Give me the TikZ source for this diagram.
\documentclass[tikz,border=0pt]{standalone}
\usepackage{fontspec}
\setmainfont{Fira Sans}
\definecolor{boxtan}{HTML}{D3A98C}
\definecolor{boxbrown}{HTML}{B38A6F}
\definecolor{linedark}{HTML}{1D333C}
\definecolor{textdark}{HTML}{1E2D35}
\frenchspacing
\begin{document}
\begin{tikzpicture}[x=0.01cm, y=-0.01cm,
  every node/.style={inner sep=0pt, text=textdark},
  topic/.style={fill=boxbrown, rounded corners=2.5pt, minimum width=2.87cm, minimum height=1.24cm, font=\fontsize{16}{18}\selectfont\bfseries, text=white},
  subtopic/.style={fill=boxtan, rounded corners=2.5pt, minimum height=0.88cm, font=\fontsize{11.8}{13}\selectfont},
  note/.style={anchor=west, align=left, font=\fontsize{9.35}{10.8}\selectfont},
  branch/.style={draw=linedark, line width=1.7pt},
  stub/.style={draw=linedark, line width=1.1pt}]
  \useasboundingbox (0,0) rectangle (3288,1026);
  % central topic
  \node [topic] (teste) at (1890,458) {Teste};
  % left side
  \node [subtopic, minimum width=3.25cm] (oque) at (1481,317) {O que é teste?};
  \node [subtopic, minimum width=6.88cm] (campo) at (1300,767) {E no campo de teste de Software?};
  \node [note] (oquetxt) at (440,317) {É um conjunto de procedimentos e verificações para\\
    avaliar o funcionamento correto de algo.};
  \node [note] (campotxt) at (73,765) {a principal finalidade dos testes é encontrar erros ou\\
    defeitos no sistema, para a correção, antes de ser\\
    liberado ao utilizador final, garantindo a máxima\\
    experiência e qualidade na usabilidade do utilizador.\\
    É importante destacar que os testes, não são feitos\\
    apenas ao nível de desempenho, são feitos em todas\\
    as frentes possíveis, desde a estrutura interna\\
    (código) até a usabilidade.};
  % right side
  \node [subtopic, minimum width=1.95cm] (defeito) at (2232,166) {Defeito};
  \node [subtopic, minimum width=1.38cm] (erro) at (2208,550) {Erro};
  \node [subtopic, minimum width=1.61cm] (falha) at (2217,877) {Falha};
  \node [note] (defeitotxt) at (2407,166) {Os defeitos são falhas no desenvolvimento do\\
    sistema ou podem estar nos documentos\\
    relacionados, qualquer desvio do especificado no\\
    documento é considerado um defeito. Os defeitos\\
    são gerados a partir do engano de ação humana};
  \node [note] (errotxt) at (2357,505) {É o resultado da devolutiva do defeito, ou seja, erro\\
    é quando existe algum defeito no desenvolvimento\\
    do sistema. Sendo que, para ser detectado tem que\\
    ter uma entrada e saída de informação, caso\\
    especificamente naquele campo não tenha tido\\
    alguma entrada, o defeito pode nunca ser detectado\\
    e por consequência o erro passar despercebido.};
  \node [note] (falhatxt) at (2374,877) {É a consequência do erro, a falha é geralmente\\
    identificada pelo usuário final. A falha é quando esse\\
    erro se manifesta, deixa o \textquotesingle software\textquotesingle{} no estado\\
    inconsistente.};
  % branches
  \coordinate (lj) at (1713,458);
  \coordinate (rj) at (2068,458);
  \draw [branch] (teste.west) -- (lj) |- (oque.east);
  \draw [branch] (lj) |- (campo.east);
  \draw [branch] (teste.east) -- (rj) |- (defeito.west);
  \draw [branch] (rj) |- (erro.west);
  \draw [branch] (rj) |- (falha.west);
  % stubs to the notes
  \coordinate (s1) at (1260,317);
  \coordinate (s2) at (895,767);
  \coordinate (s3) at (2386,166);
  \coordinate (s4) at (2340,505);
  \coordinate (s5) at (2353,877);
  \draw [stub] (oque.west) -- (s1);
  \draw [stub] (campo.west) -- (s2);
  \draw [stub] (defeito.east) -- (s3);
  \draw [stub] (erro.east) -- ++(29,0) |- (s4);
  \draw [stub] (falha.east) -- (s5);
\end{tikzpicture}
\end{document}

THE REQUEST: Using the listing above, reproduce each line without omission.

WRITTEN REPLY:
Give me the TikZ source for this diagram.
\documentclass[tikz,border=0pt]{standalone}
\usepackage{fontspec}
\setmainfont{Fira Sans}
\definecolor{boxtan}{HTML}{D3A98C}
\definecolor{boxbrown}{HTML}{B38A6F}
\definecolor{linedark}{HTML}{1D333C}
\definecolor{textdark}{HTML}{1E2D35}
\frenchspacing
\begin{document}
\begin{tikzpicture}[x=0.01cm, y=-0.01cm,
  every node/.style={inner sep=0pt, text=textdark},
  topic/.style={fill=boxbrown, rounded corners=2.5pt, minimum width=2.87cm, minimum height=1.24cm, font=\fontsize{16}{18}\selectfont\bfseries, text=white},
  subtopic/.style={fill=boxtan, rounded corners=2.5pt, minimum height=0.88cm, font=\fontsize{11.8}{13}\selectfont},
  note/.style={anchor=west, align=left, font=\fontsize{9.35}{10.8}\selectfont},
  branch/.style={draw=linedark, line width=1.7pt},
  stub/.style={draw=linedark, line width=1.1pt}]
  \useasboundingbox (0,0) rectangle (3288,1026);
  % central topic
  \node [topic] (teste) at (1890,458) {Teste};
  % left side
  \node [subtopic, minimum width=3.25cm] (oque) at (1481,317) {O que é teste?};
  \node [subtopic, minimum width=6.88cm] (campo) at (1300,767) {E no campo de teste de Software?};
  \node [note] (oquetxt) at (440,317) {É um conjunto de procedimentos e verificações para\\
    avaliar o funcionamento correto de algo.};
  \node [note] (campotxt) at (73,765) {a principal finalidade dos testes é encontrar erros ou\\
    defeitos no sistema, para a correção, antes de ser\\
    liberado ao utilizador final, garantindo a máxima\\
    experiência e qualidade na usabilidade do utilizador.\\
    É importante destacar que os testes, não são feitos\\
    apenas ao nível de desempenho, são feitos em todas\\
    as frentes possíveis, desde a estrutura interna\\
    (código) até a usabilidade.};
  % right side
  \node [subtopic, minimum width=1.95cm] (defeito) at (2232,166) {Defeito};
  \node [subtopic, minimum width=1.38cm] (erro) at (2208,550) {Erro};
  \node [subtopic, minimum width=1.61cm] (falha) at (2217,877) {Falha};
  \node [note] (defeitotxt) at (2407,166) {Os defeitos são falhas no desenvolvimento do\\
    sistema ou podem estar nos documentos\\
    relacionados, qualquer desvio do especificado no\\
    documento é considerado um defeito. Os defeitos\\
    são gerados a partir do engano de ação humana};
  \node [note] (errotxt) at (2357,505) {É o resultado da devolutiva do defeito, ou seja, erro\\
    é quando existe algum defeito no desenvolvimento\\
    do sistema. Sendo que, para ser detectado tem que\\
    ter uma entrada e saída de informação, caso\\
    especificamente naquele campo não tenha tido\\
    alguma entrada, o defeito pode nunca ser detectado\\
    e por consequência o erro passar despercebido.};
  \node [note] (falhatxt) at (2374,877) {É a consequência do erro, a falha é geralmente\\
    identificada pelo usuário final. A falha é quando esse\\
    erro se manifesta, deixa o \textquotesingle software\textquotesingle{} no estado\\
    inconsistente.};
  % branches
  \coordinate (lj) at (1713,458);
  \coordinate (rj) at (2068,458);
  \draw [branch] (teste.west) -- (lj) |- (oque.east);
  \draw [branch] (lj) |- (campo.east);
  \draw [branch] (teste.east) -- (rj) |- (defeito.west);
  \draw [branch] (rj) |- (erro.west);
  \draw [branch] (rj) |- (falha.west);
  % stubs to the notes
  \coordinate (s1) at (1260,317);
  \coordinate (s2) at (895,767);
  \coordinate (s3) at (2386,166);
  \coordinate (s4) at (2340,505);
  \coordinate (s5) at (2353,877);
  \draw [stub] (oque.west) -- (s1);
  \draw [stub] (campo.west) -- (s2);
  \draw [stub] (defeito.east) -- (s3);
  \draw [stub] (erro.east) -- ++(29,0) |- (s4);
  \draw [stub] (falha.east) -- (s5);
\end{tikzpicture}
\end{document}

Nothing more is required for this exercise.